As someone who calculates his net worth and asset changes on a monthly basis, I am wondering how you personally react to wild market changes such as what has happened in the recent month of May.

Going into May for the year 2012, I had approx. an 11.2% return on my 401K.  I logged in today and saw that it hit negative returns for the first time. Should I hit the panic button and sell as much as possible, throw money into cash because I cannot find a decent return, or increase 401K contributions because the price is cheaper?

I know of at least one reader, possibly others, who would tell you to get out of the market. Not necessarily because of the recent declines, but because they believe the stock market in general is just a big Ponzi scheme.

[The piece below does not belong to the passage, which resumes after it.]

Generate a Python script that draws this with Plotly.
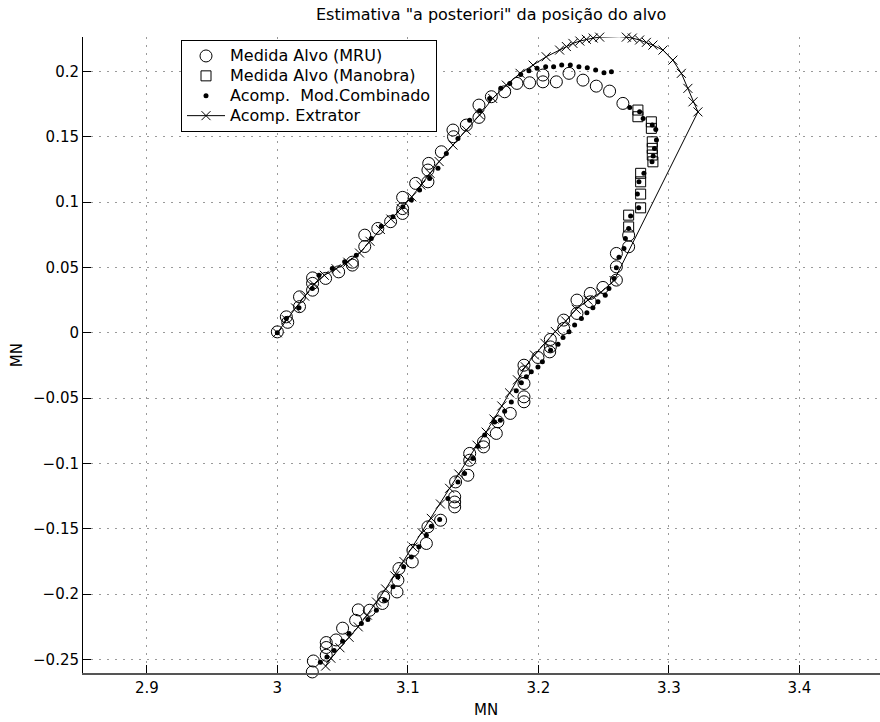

While I guess one could try to make that argument, the fact of the matter is that for decades (centuries?) nothing has proven to be a better long-term investment than stocks. Nothing. That’s all the information I need to decide where I am going to put my money. The past is the best indicator of the future, and while there will definitely be days, weeks, months, and even years of negative returns, ultimately the trend has always been upwards.

I personally have no plans to get out of the market. Right now, last month’s losses are paper losses, not REALIZED losses. If you are expecting positive returns each month, then perhaps you should question why you are even investing in the first place? The worst thing I could do is buy in when times are good (at high prices) and sell everything when times are bad (low prices). Would you buy a house in 2006 that’s way overpriced and sell it for a 50% loss in 2012 if you didn’t have to? Probably not, unless of course you like overpaying for things and getting bad deals. Then by all means, sell everything!

I posed the question at the end of my net worth update “How do homeowners stomach making payments each month on a depreciating asset?”  Stupid question really when you think about it. A house is a home first, an investment second. It makes sense that people will pay their mortgage even if the value drops because they obviously want to keep a roof over their head. Same goes for my retirement. I will still contribute to my retirement even during the “doom and gloom” because I want to be well taken care of in my days of gray hair and adult diapers.

Are you riding the market out or selling everything?